Over the past decade, Oak Park’s village government has been the steadying hand among local taxing bodies in working to contain rising property taxes. This is a village where the property tax load has reached a point of saturation, where we lose residents when their children are post-high school as taxpayers seek relief from the burden of those taxes even as we price many people of more modest means from ever gaining a point of entry in home ownership here.

It has primarily been the two school districts, with assists from the libraries and the parks, which have driven up property taxes. And it is the public schools that consume the vast portion of local property taxes.

Village government’s share of property taxes is modest — though village hall has myriad other ways to impose taxes and fees beyond property taxes.

That said, village government has tempered property tax increases by adopting the annual goal of holding its property tax hikes to 3% or less each year. And it has done that. By embedding the tax cap in its biennial goals, the village board has, to this point, clearly declared to its staff, its constituents and itself that fiscal restraint is as critical a goal as equity, sustainability, public safety or garbage collection.

Right now the village board is in the process of setting its goals for the coming two years. It appears that the 3% spending cap will not be among those goals.

This is a mistake. It should be corrected.

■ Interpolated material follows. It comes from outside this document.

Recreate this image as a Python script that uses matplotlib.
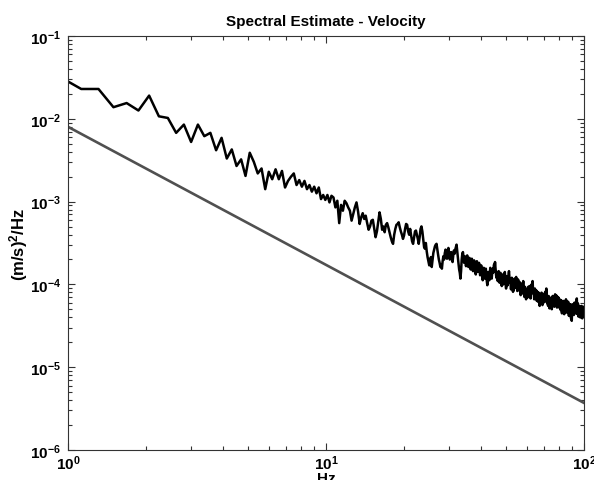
import numpy as np
import matplotlib.pyplot as plt
from matplotlib.ticker import NullFormatter

plt.rcParams['font.family'] = ['Liberation Sans', 'DejaVu Sans']
plt.rcParams['font.weight'] = 'bold'
plt.rcParams['mathtext.fontset'] = 'custom'
plt.rcParams['mathtext.rm'] = 'Liberation Sans:bold'
plt.rcParams['mathtext.it'] = 'Liberation Sans:bold'
plt.rcParams['mathtext.bf'] = 'Liberation Sans:bold'

# measured spectrum: FFT bins of 0.1875 Hz, first bin shown is bin 5
bin_width = 0.1875
first_bin = 5
psd_log10 = [
    -1.50, -1.64, -1.64, -1.86, -1.81, -1.90, -1.72, -1.97, -1.99, -2.17,   # bin 5
    -2.07, -2.28, -2.07, -2.21, -2.17, -2.38, -2.23, -2.48, -2.37, -2.57,   # bin 15
    -2.49, -2.69, -2.41, -2.52, -2.66, -2.60, -2.85, -2.64, -2.73, -2.61,   # bin 25
    -2.73, -2.63, -2.83, -2.75, -2.70, -2.66, -2.80, -2.74, -2.82, -2.75,   # bin 35
    -2.85, -2.80, -2.88, -2.82, -2.90, -2.83, -2.97, -2.92, -2.98, -2.92,   # bin 45
    -3.01, -2.93, -2.95, -3.07, -2.99, -3.26, -3.04, -3.11, -2.99, -3.02,   # bin 55
    -3.07, -3.11, -3.23, -3.15, -3.07, -3.01, -3.12, -3.27, -3.19, -3.14,   # bin 65
    -3.21, -3.17, -3.26, -3.34, -3.30, -3.23, -3.22, -3.33, -3.43, -3.36,   # bin 75
    -3.24, -3.13, -3.21, -3.34, -3.30, -3.37, -3.28, -3.26, -3.31, -3.37,   # bin 85
    -3.43, -3.48, -3.51, -3.40, -3.33, -3.28, -3.27, -3.25, -3.31, -3.36,   # bin 95
    -3.40, -3.45, -3.41, -3.33, -3.27, -3.28, -3.36, -3.40, -3.33, -3.41,   # bin 105
    -3.48, -3.51, -3.43, -3.36, -3.35, -3.40, -3.45, -3.51, -3.43, -3.33,   # bin 115
    -3.30, -3.36, -3.45, -3.55, -3.57, -3.50, -3.60, -3.67, -3.72, -3.77,   # bin 125
    -3.72, -3.67, -3.79, -3.70, -3.62, -3.58, -3.54, -3.52, -3.51, -3.58,   # bin 135
    -3.64, -3.70, -3.74, -3.79, -3.76, -3.81, -3.72, -3.66, -3.70, -3.62,   # bin 145
    -3.58, -3.64, -3.69, -3.60, -3.56, -3.62, -3.70, -3.66, -3.61, -3.67,   # bin 155
    -3.73, -3.65, -3.59, -3.63, -3.58, -3.55, -3.52, -3.60, -3.68, -3.75,   # bin 165
    -3.82, -3.86, -3.93, -3.84, -3.70, -3.63, -3.61, -3.68, -3.74, -3.66,   # bin 175
    -3.70, -3.78, -3.72, -3.65, -3.71, -3.79, -3.74, -3.68, -3.76, -3.82,   # bin 185
    -3.73, -3.69, -3.77, -3.84, -3.78, -3.71, -3.75, -3.83, -3.88, -3.79,   # bin 195
    -3.72, -3.77, -3.85, -3.80, -3.74, -3.82, -3.89, -3.84, -3.77, -3.82,   # bin 205
    -3.90, -3.95, -3.86, -3.80, -3.85, -3.93, -3.88, -3.81, -3.87, -3.96,   # bin 215
    -4.01, -3.92, -3.85, -3.89, -3.95, -3.87, -3.80, -3.84, -3.88, -3.93,   # bin 225
    -3.86, -3.81, -3.86, -3.80, -3.76, -3.82, -3.73, -3.80, -3.87, -3.92,   # bin 235
    -3.85, -3.89, -3.96, -3.90, -3.84, -3.91, -3.98, -3.93, -3.86, -3.90,   # bin 245
    -3.97, -4.02, -3.94, -3.88, -3.93, -4.00, -3.95, -3.89, -3.85, -3.91,   # bin 255
    -3.99, -4.05, -3.96, -3.90, -3.94, -4.01, -3.96, -3.88, -3.84, -3.92,   # bin 265
    -3.98, -3.93, -4.00, -4.06, -3.98, -3.92, -3.97, -4.03, -4.09, -4.01,   # bin 275
    -4.07, -3.99, -3.93, -3.98, -4.04, -3.97, -3.91, -3.96, -4.02, -4.08,   # bin 285
    -4.00, -3.94, -4.01, -4.07, -4.03, -3.97, -4.02, -4.08, -4.13, -4.05,   # bin 295
    -3.99, -4.04, -4.11, -4.06, -4.00, -3.96, -4.03, -4.10, -4.15, -4.08,   # bin 305
    -4.03, -4.09, -4.14, -4.18, -4.12, -4.06, -4.10, -4.16, -4.09, -4.03,   # bin 315
    -4.07, -4.13, -4.08, -4.02, -4.06, -4.12, -4.17, -4.10, -4.04, -4.00,   # bin 325
    -4.06, -3.99, -3.96, -4.04, -4.11, -4.07, -4.13, -4.18, -4.11, -4.05,   # bin 335
    -4.10, -4.16, -4.12, -4.07, -4.13, -4.20, -4.14, -4.09, -4.15, -4.21,   # bin 345
    -4.16, -4.10, -4.14, -4.22, -4.26, -4.18, -4.12, -4.17, -4.23, -4.15,   # bin 355
    -4.10, -4.14, -4.20, -4.25, -4.18, -4.12, -4.16, -4.22, -4.17, -4.11,   # bin 365
    -4.15, -4.21, -4.14, -4.09, -4.13, -4.08, -4.05, -4.11, -4.17, -4.23,   # bin 375
    -4.16, -4.20, -4.26, -4.19, -4.14, -4.18, -4.24, -4.29, -4.21, -4.16,   # bin 385
    -4.20, -4.26, -4.22, -4.17, -4.23, -4.30, -4.24, -4.18, -4.14, -4.19,   # bin 395
    -4.25, -4.20, -4.15, -4.21, -4.27, -4.22, -4.16, -4.12, -4.18, -4.24,   # bin 405
    -4.19, -4.13, -4.17, -4.23, -4.28, -4.21, -4.15, -4.20, -4.26, -4.21,   # bin 415
    -4.16, -4.22, -4.28, -4.23, -4.18, -4.24, -4.19, -4.25, -4.31, -4.24,   # bin 425
    -4.19, -4.23, -4.29, -4.35, -4.27, -4.21, -4.26, -4.32, -4.26, -4.20,   # bin 435
    -4.25, -4.31, -4.36, -4.28, -4.22, -4.27, -4.33, -4.28, -4.22, -4.18,   # bin 445
    -4.24, -4.30, -4.34, -4.27, -4.21, -4.26, -4.32, -4.27, -4.21, -4.26,   # bin 455
    -4.33, -4.38, -4.30, -4.24, -4.29, -4.35, -4.30, -4.24, -4.29, -4.36,   # bin 465
    -4.41, -4.33, -4.38, -4.44, -4.35, -4.28, -4.24, -4.30, -4.36, -4.31,   # bin 475
    -4.25, -4.30, -4.37, -4.32, -4.26, -4.22, -4.28, -4.34, -4.29, -4.23,   # bin 485
    -4.28, -4.35, -4.30, -4.24, -4.20, -4.17, -4.24, -4.31, -4.36, -4.29,   # bin 495
    -4.23, -4.28, -4.34, -4.39, -4.31, -4.26, -4.32, -4.37, -4.33, -4.28,   # bin 505
    -4.34, -4.40, -4.33, -4.27, -4.31, -4.37, -4.32, -4.26, -4.30, -4.36,   # bin 515
    -4.41, -4.33, -4.28, -4.32, -4.38, -4.33, -4.27, -4.31, -4.36, -4.30,   # bin 525
]

# reference slope line, read at both ends of the plot
model_freq = [1.0, 100.0]
model_psd = [8.0e-3, 3.7e-6]

freq = (first_bin + np.arange(len(psd_log10))) * bin_width
psd = 10.0 ** np.array(psd_log10)

fig = plt.figure(figsize=(5.94, 4.81), dpi=100)
ax = fig.add_axes([0.1145, 0.0624, 0.8687, 0.8607])

ax.loglog(model_freq, model_psd, color='#505050', lw=1.9)
ax.loglog(freq, psd, color='black', lw=1.8)

ax.set_xlim(1, 100)
ax.set_ylim(1e-6, 1e-1)
ax.xaxis.set_minor_formatter(NullFormatter())
ax.yaxis.set_minor_formatter(NullFormatter())
ax.tick_params(which='both', direction='in', top=True, right=True,
               labelsize=11, width=0.8, color='#333333')
ax.tick_params(axis='y', which='major', pad=5)
ax.tick_params(axis='x', which='major', pad=2.5)
ax.tick_params(which='major', length=5)
ax.tick_params(which='minor', length=3)
for s in ax.spines.values():
    s.set_color('#333333')

ax.set_title('Spectral Estimate - Velocity', fontsize=11, fontweight='bold', pad=8)
ax.set_ylabel('(m/s)$^2$/Hz', fontsize=12, fontweight='bold', labelpad=0)
ax.set_xlabel('Hz', fontsize=11, fontweight='bold', labelpad=-1)

fig.savefig('out.png', dpi=100)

All of the other goals, worthy and essential, are predicated on the village government being financially sound so it can provide the resources to reach that goal.

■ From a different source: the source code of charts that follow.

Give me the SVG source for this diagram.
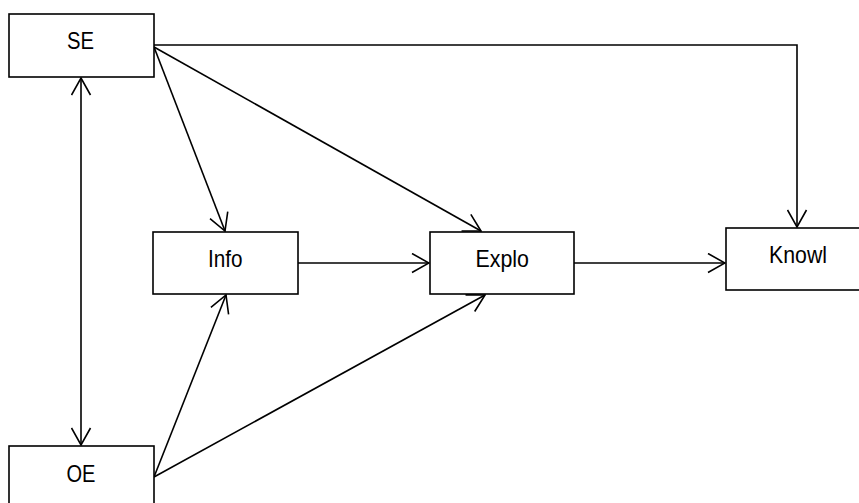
<svg xmlns="http://www.w3.org/2000/svg" width="859" height="503" viewBox="0 0 859 503">
<defs>
<marker id="arr" viewBox="0 0 19 21" refX="18" refY="10.5" markerWidth="19" markerHeight="21" markerUnits="userSpaceOnUse" orient="auto-start-reverse">
<path d="M1,1 L18,10.5 L1,20" fill="none" stroke="#000" stroke-width="1.6"/>
</marker>
</defs>
<style>
.box{fill:#fff;stroke:#000;stroke-width:1.6}
.lbl{font-family:"Liberation Sans",Arial,sans-serif;font-size:24px;fill:#000}
.c{fill:none;stroke:#000;stroke-width:1.6;marker-end:url(#arr)}
</style>
<rect width="859" height="503" fill="#fff"/>
<g id="connectors">
<path class="c" d="M81,78 L81,445" style="marker-start:url(#arr)"/>
<path class="c" d="M154,45 L797,45 L797,227"/>
<path class="c" d="M154,47 L225,231"/>
<path class="c" d="M154,47 L481,231"/>
<path class="c" d="M154,477 L226,295"/>
<path class="c" d="M154,477 L485,295"/>
<path class="c" d="M298,263 L429,263"/>
<path class="c" d="M574,263 L725,263"/>
</g>
<g id="SE"><rect class="box" x="9" y="14" width="145" height="63"/><text class="lbl" x="67" y="49" textLength="27" lengthAdjust="spacingAndGlyphs">SE</text></g>
<g id="OE"><rect class="box" x="9" y="446" width="145" height="70"/><text class="lbl" x="66.5" y="482" textLength="29" lengthAdjust="spacingAndGlyphs">OE</text></g>
<g id="Info"><rect class="box" x="153" y="232" width="145" height="62"/><text class="lbl" x="208" y="267" textLength="34.5" lengthAdjust="spacingAndGlyphs">Info</text></g>
<g id="Explo"><rect class="box" x="430" y="232" width="144" height="62"/><text class="lbl" x="475.5" y="267" textLength="53.5" lengthAdjust="spacingAndGlyphs">Explo</text></g>
<g id="Knowl"><rect class="box" x="726" y="228" width="145" height="62"/><text class="lbl" x="769" y="263" textLength="58" lengthAdjust="spacingAndGlyphs">Knowl</text></g>
</svg>
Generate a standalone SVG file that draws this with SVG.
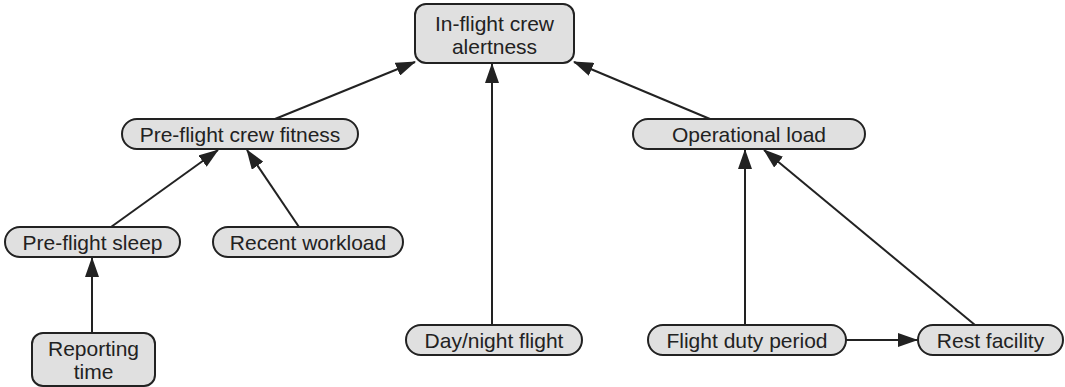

Over the past three years covering two election cycles, Oak Park’s village board has become fully aligned in support of fairly progressive ideals. That’s fine. It is what voters have chosen. But the board has largely lost voices that sought fiscal accountability. Dropping the 3% tax cap from its goals is a reflection of that.  

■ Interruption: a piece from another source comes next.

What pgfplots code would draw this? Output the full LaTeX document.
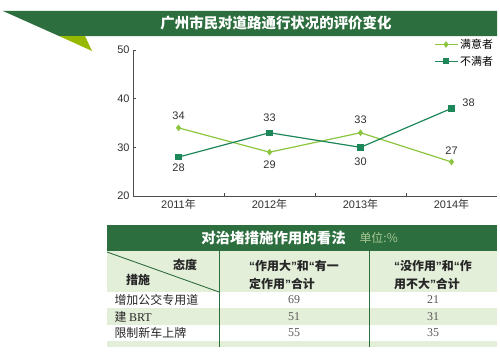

There is still time to reconsider. Moreover, it is important that all members of the village board take responsibility for including fiscal responsibility in every decision this board makes.

Courageous Lloyd Yates

Lloyd Yates, a star quarterback at OPRF between 2011 and 2015, deserves immense credit for stepping forward and filing suit against Northwestern University and its football program. Yates, a member of the Northwestern team for multiple years, was the first former player to put his name to the horrendous allegations of sexually focused hazing within that program.

It takes courage to put yourself in the public eye for reasons such as this. And as he hoped, his action has led many others, and beyond just the football program, to speak out about this horror.

Thanks to this OPRF grad for bringing his dignity and his values to this unfolding story.